Pricing Rules

Configure pricing rules for customers, groups, and channels.

Pricing Rules define how product prices are calculated for different customers, customer groups, and sales channels. They allow you to set discounts, markups, and special pricing structures without changing base product prices.

Pricing

Overview

A pricing rule is a reusable configuration that determines how the selling price is derived from the base price. Rules can be applied to:

  • Individual customers — Custom pricing for specific accounts
  • Customer groups — Shared pricing across a segment
  • Sales channels — Channel-specific pricing

How pricing rules work

Each rule defines a calculation method applied to the base product price. Common approaches include:

  • Percentage discount — Reduce the base price by a percentage (e.g., 20% off)
  • Percentage markup — Increase the cost price by a margin (e.g., 40% markup)
  • Fixed amount — Adjust by a specific monetary amount

Creating a pricing rule

Navigate to Pricing Rules

Go to Commerce → Pricing Rules in the sidebar.

Create a new rule

Click the create button to define a new pricing rule.

Configure the rule

Set the rule name, calculation type, and value.
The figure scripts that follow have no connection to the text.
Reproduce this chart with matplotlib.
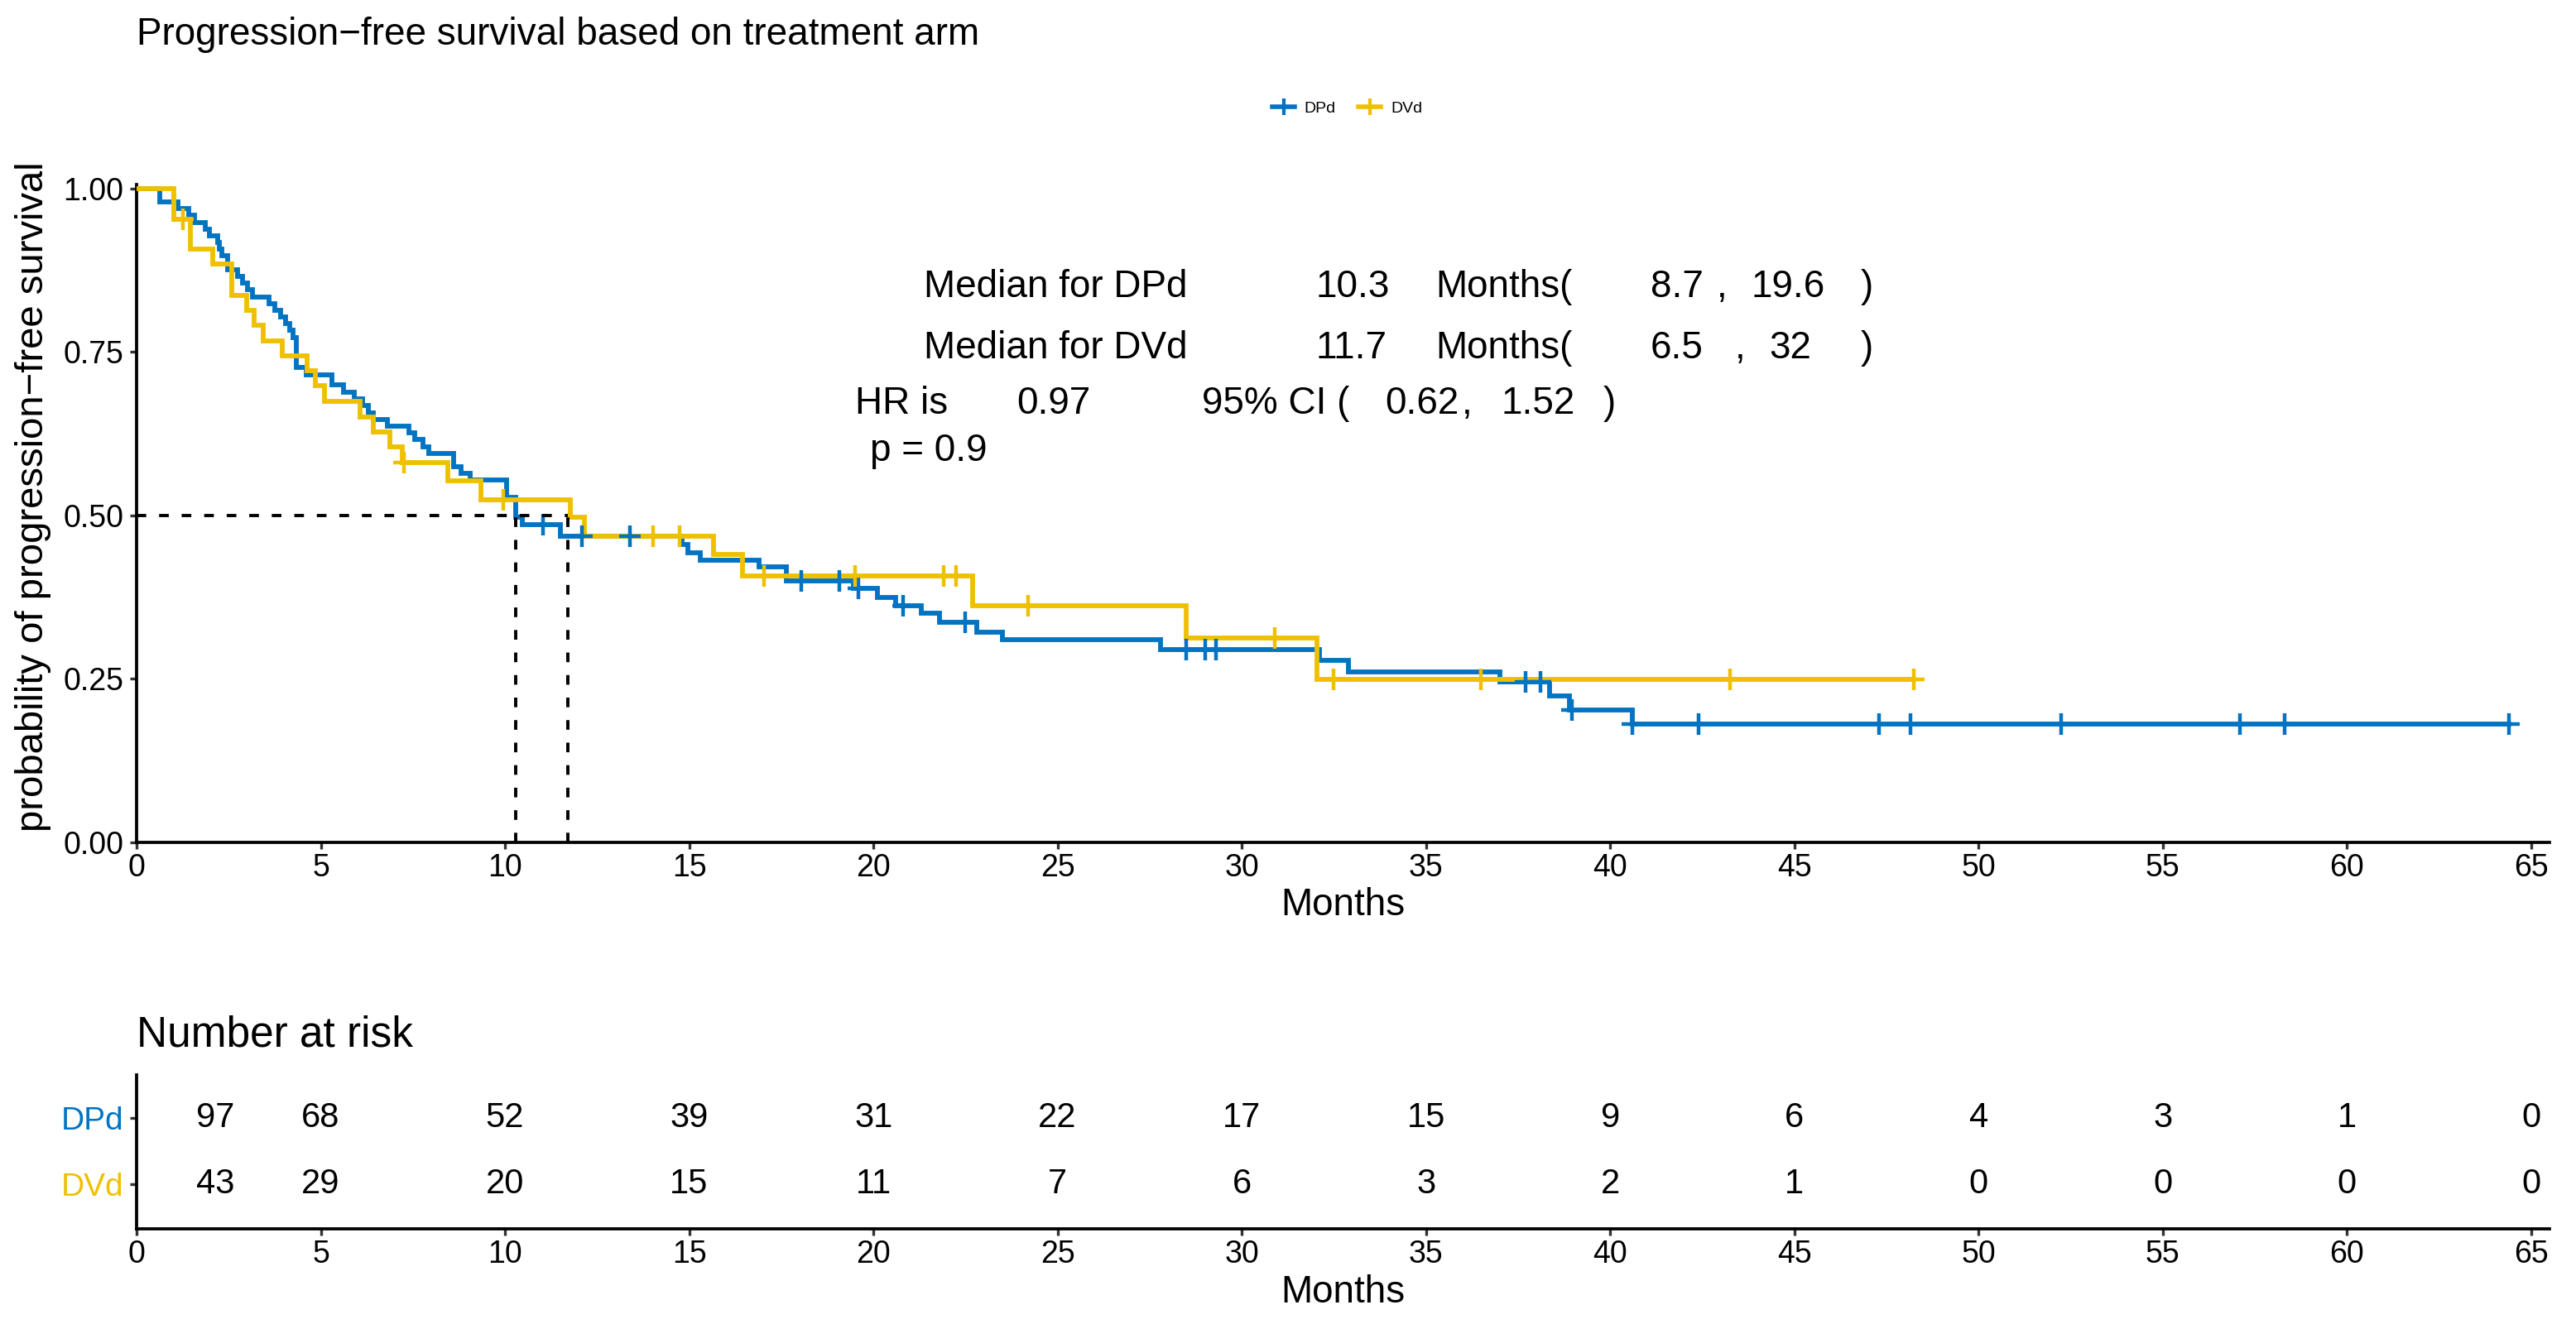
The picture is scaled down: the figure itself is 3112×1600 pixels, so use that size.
import numpy as np
import matplotlib
matplotlib.use('Agg')
import matplotlib.pyplot as plt
from matplotlib.lines import Line2D

plt.rcParams['font.family'] = ['Liberation Sans', 'DejaVu Sans']

# ---------------- data ----------------
groups = ['DPd', 'DVd']

dpd_time = [0, 0.64, 1.12, 1.42, 1.57, 1.87, 1.98, 2.20, 2.25, 2.32,
            2.47, 2.75, 2.88, 3.00, 3.14, 3.59, 3.75, 3.90, 4.05, 4.15,
            4.25, 4.34, 4.60, 5.31, 5.61, 5.90, 6.13, 6.30, 6.43, 6.80,
            7.40, 7.55, 7.78, 7.93, 8.60, 8.80, 9.05, 10.04, 10.30, 10.47,
            11.50, 14.80, 14.97, 15.30, 16.90, 17.65, 19.45, 20.10, 20.60, 21.30,
            21.80, 22.80, 23.50, 27.80, 32.10, 32.90, 37.00, 38.35, 38.90, 40.60]
dpd_surv = [1.0, 0.979, 0.969, 0.959, 0.948, 0.938, 0.928, 0.918, 0.907, 0.897,
            0.876, 0.866, 0.855, 0.845, 0.834, 0.824, 0.814, 0.803, 0.793, 0.783,
            0.772, 0.726, 0.715, 0.700, 0.689, 0.678, 0.668, 0.657, 0.647, 0.636,
            0.626, 0.616, 0.605, 0.595, 0.575, 0.564, 0.554, 0.528, 0.497, 0.486,
            0.468, 0.455, 0.443, 0.432, 0.421, 0.400, 0.388, 0.375, 0.362, 0.350,
            0.337, 0.322, 0.310, 0.295, 0.278, 0.261, 0.245, 0.224, 0.202, 0.181]
dpd_censor = [11.03, 12.1, 13.4, 18.04, 19.07, 19.6, 20.8, 22.5, 28.5, 29.0,
              29.3, 37.7, 38.1, 38.97, 40.6, 42.4, 47.3, 48.15, 52.25, 57.1,
              58.3, 64.4]

dvd_time = [0, 1.02, 1.47, 2.06, 2.58, 2.99, 3.20, 3.44, 3.96, 4.64,
            4.86, 5.09, 6.06, 6.43, 6.88, 7.22, 8.45, 9.35, 11.77, 12.16,
            15.66, 16.44, 22.70, 28.50, 32.05]
dvd_surv = [1.0, 0.953, 0.907, 0.884, 0.837, 0.814, 0.791, 0.767, 0.744, 0.721,
            0.698, 0.674, 0.651, 0.628, 0.605, 0.581, 0.553, 0.524, 0.497, 0.468,
            0.440, 0.407, 0.362, 0.312, 0.249]
dvd_censor = [1.25, 7.25, 9.95, 14.02, 14.75, 17.04, 19.5, 21.9, 22.25, 24.2,
              30.9, 32.5, 36.5, 43.26, 48.24]

medians = [10.3, 11.7]

risk_times = [2.15, 5, 10, 15, 20, 25, 30, 35, 40, 45, 50, 55, 60, 65]
dpd_risk = [97, 68, 52, 39, 31, 22, 17, 15, 9, 6, 4, 3, 1, 0]
dvd_risk = [43, 29, 20, 15, 11, 7, 6, 3, 2, 1, 0, 0, 0, 0]

x_ticks = list(range(0, 66, 5))
y_ticks = [0.0, 0.25, 0.50, 0.75, 1.00]
y_tick_labels = ['0.00', '0.25', '0.50', '0.75', '1.00']

# ---------------- style ----------------
BLUE = '#0073C2'
YELLOW = '#EFC000'
W, H = 3112, 1600
fig = plt.figure(figsize=(W / 100, H / 100), dpi=100)
fig.patch.set_facecolor('white')

L = 165 / W
AW = (3080 - 165) / W

ax = fig.add_axes([L, 1 - 1018 / H, AW, 795 / H])
ax.set_xlim(0, 65.5)
ax.set_ylim(0, 1.006)


def draw_curve(t, s, cens, color):
    t = np.asarray(t, float)
    s = np.asarray(s, float)
    cens = np.asarray(cens, float)
    end = cens.max()
    x = np.append(t, end)
    y = np.append(s, s[-1])
    ax.step(x, y, where='post', color=color, lw=4.2, zorder=3,
            solid_joinstyle='miter')
    idx = np.searchsorted(t, cens, side='right') - 1
    ax.plot(cens, s[idx], ls='none', marker='+', ms=19, mew=3.2,
            color=color, zorder=4)


draw_curve(dpd_time, dpd_surv, dpd_censor, BLUE)
draw_curve(dvd_time, dvd_surv, dvd_censor, YELLOW)

# median lines
dash = (0, (3, 4))
ax.plot([0, max(medians)], [0.5, 0.5], color='black', lw=2.8, ls=dash, zorder=5)
for m in medians:
    ax.plot([m, m], [0, 0.5], color='black', lw=2.8, ls=dash, zorder=5)

for sp in ['top', 'right']:
    ax.spines[sp].set_visible(False)
for sp in ['left', 'bottom']:
    ax.spines[sp].set_linewidth(2.7)
    ax.spines[sp].set_color('black')
ax.set_xticks(x_ticks)
ax.set_yticks(y_ticks)
ax.set_yticklabels(y_tick_labels)
ax.tick_params(axis='both', length=5.5, width=2.4, labelsize=27, color='#333333')
ax.tick_params(axis='x', pad=4)
ax.tick_params(axis='y', pad=6)

# annotations
fs_ann = 33
rows = [
    (0.849, [(21.36, 'Median for DPd'), (32.01, '10.3'), (35.27, 'Months('),
             (41.10, '8.7'), (42.89, ','), (43.83, '19.6'), (46.81, ')')]),
    (0.756, [(21.36, 'Median for DVd'), (32.01, '11.7'), (35.27, 'Months('),
             (41.10, '6.5'), (43.38, ','), (44.32, '32'), (46.81, ')')]),
    (0.671, [(19.50, 'HR is'), (23.90, '0.97'), (28.93, '95% CI ('),
             (33.88, '0.62'), (35.98, ','), (37.05, '1.52'), (39.81, ')')]),
    (0.598, [(19.90, 'p = 0.9')]),
]
for yv, segs in rows:
    for xv, txt in segs:
        ax.text(xv, yv, txt, ha='left', va='center', fontsize=fs_ann, color='black')

# titles and labels
fig.text(L, 1 - 54 / H, 'Progression\u2212free survival based on treatment arm',
         ha='left', va='baseline', fontsize=33)
fig.text(40 / W, 1 - 600 / H, 'probability of progression\u2212free survival',
         rotation=90, ha='center', va='center', fontsize=34)
fig.text(1622 / W, 1 - 1094 / H, 'Months', ha='center', va='center', fontsize=33)

# legend
handles = [Line2D([], [], color=BLUE, lw=4, marker='+', ms=15, mew=3),
           Line2D([], [], color=YELLOW, lw=4, marker='+', ms=15, mew=3)]
fig.legend(handles, groups, loc='center', bbox_to_anchor=(0.523, 1 - 131 / H),
           ncol=2, frameon=False, fontsize=14, handlelength=1.4,
           columnspacing=1.4, handletextpad=0.6)

# ---------------- risk table ----------------
rax = fig.add_axes([L, 1 - 1485 / H, AW, (1485 - 1299) / H])
rax.set_xlim(0, 65.5)
rax.set_ylim(0.325, 2.65)
for t, a, b in zip(risk_times, dpd_risk, dvd_risk):
    rax.text(t, 2, str(a), ha='center', va='center', fontsize=30)
    rax.text(t, 1, str(b), ha='center', va='center', fontsize=30)
for sp in ['top', 'right']:
    rax.spines[sp].set_visible(False)
for sp in ['left', 'bottom']:
    rax.spines[sp].set_linewidth(2.7)
    rax.spines[sp].set_color('black')
rax.set_xticks(x_ticks)
rax.set_yticks([2, 1])
rax.set_yticklabels(groups)
for lab, c in zip(rax.get_yticklabels(), [BLUE, YELLOW]):
    lab.set_color(c)
rax.tick_params(axis='both', length=5.5, width=2.4, labelsize=27, color='#333333')
rax.tick_params(axis='x', pad=4)
rax.tick_params(axis='y', pad=6, labelsize=28)

fig.text(L, 1 - 1251 / H, 'Number at risk', ha='left', va='center', fontsize=37)
fig.text(1622 / W, 1 - 1562 / H, 'Months', ha='center', va='center', fontsize=33)

fig.savefig('out.png', dpi=100, facecolor='white')
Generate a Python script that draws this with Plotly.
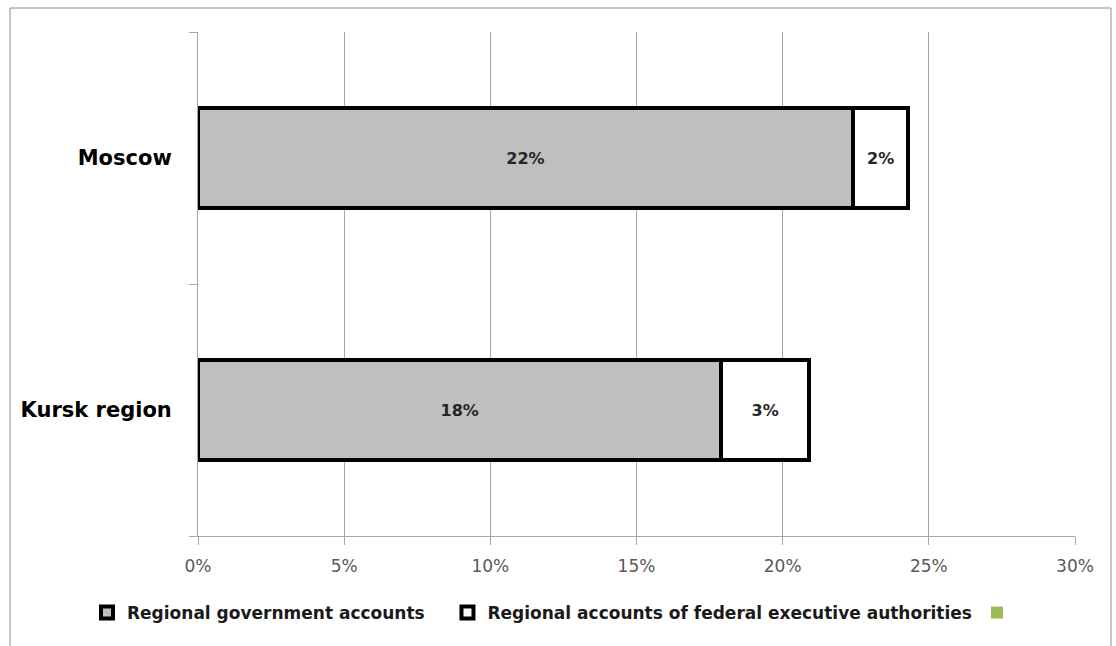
import plotly.graph_objects as go

# Share of accounts by region (fractions of total)
regions = ["Kursk region", "Moscow"]
gov_accounts = [0.179, 0.224]
federal_accounts = [0.030, 0.019]
x_ticks = [0, 0.05, 0.10, 0.15, 0.20, 0.25, 0.30]
x_tick_labels = ["0%", "5%", "10%", "15%", "20%", "25%", "30%"]
series_names = [
    "Regional government accounts",
    "Regional accounts of federal executive authorities",
]

FONT = "DejaVu Sans"
PAD = "\u00a0" * 3  # extra room after the first legend entry
L, R, T, B = 198, 41, 32, 110
W, H = 1116, 646
pw, ph = W - L - R, H - T - B

def px_x(p):
    return (p - L) / pw

def px_y(p):
    return (H - B - p) / ph

label_font = dict(family=FONT, size=16, color="#262626", weight="bold")

fig = go.Figure()
fig.add_trace(go.Bar(
    y=regions, x=gov_accounts, orientation="h",
    name=series_names[0] + PAD,
    marker=dict(color="#BFBFBF", line=dict(color="#000000", width=4)),
    text=[f"{v*100:.0f}%" for v in gov_accounts],
    textposition="inside", insidetextanchor="middle",
    textfont=label_font,
))
fig.add_trace(go.Bar(
    y=regions, x=federal_accounts, orientation="h",
    name=series_names[1],
    marker=dict(color="#FFFFFF", line=dict(color="#000000", width=4)),
    text=[f"{v*100:.0f}%" for v in federal_accounts],
    textposition="inside", insidetextanchor="middle",
    textfont=label_font,
))
fig.add_trace(go.Bar(
    y=[regions[0]], x=[None], orientation="h", name=" ",
    marker=dict(color="#9BBB59", line=dict(width=0)),
    showlegend=True,
))

fig.update_layout(
    width=W, height=H,
    barmode="stack", bargap=0.6,
    paper_bgcolor="white", plot_bgcolor="white",
    margin=dict(l=L, r=R, t=T, b=B),
    font=dict(family=FONT),
    xaxis=dict(
        range=[0, 0.30], tickvals=x_ticks, ticktext=x_tick_labels,
        showgrid=True, gridcolor="#A6A6A6", gridwidth=1,
        showline=True, linecolor="#A6A6A6", linewidth=1,
        ticks="outside", ticklen=8, tickcolor="#A6A6A6",
        ticklabelstandoff=7,
        tickfont=dict(family=FONT, size=17, color="#595959"),
        zeroline=False,
    ),
    yaxis=dict(
        range=[-0.5, 1.5], tickson="boundaries",
        showline=True, linecolor="#A6A6A6", linewidth=1,
        ticks="outside", ticklen=8, tickcolor="#A6A6A6",
        ticklabelstandoff=21,
        tickfont=dict(family=FONT, size=21, color="#000000", weight="bold"),
        showgrid=False,
    ),
    legend=dict(
        orientation="h", x=px_x(87), y=px_y(613),
        xanchor="left", yanchor="middle",
        font=dict(family=FONT, size=17, color="#1A1A1A", weight="bold"),
        traceorder="normal", itemwidth=30,
    ),
    shapes=[dict(
        type="rect", xref="paper", yref="paper",
        x0=px_x(10), x1=px_x(1111), y0=px_y(660), y1=px_y(8),
        line=dict(color="#8C8C8C", width=1), layer="below",
    )],
)

fig.write_html("out.html")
Give it a clear name that describes its purpose (e.g., "Wholesale 30% Off" or "Trade Margin 40%").

Apply the rule

Assign the rule to customers, customer groups, or channels from their respective settings pages.

Pricing precedence

When multiple pricing rules could apply (e.g., a customer has a personal rule AND belongs to a group with a rule), the system uses a precedence order:

  1. SKU-specific pricing — Exact prices set per product per customer (highest priority)
  2. Customer pricing rule — Rule assigned directly to the customer
  3. Customer group pricing rule — Rule from the customer's group
  4. Channel pricing rule — Rule from the sales channel
  5. Base price — The default product price (lowest priority)

Overrides win

More specific pricing always takes precedence. A direct customer rule overrides their group rule, and SKU-level pricing overrides everything.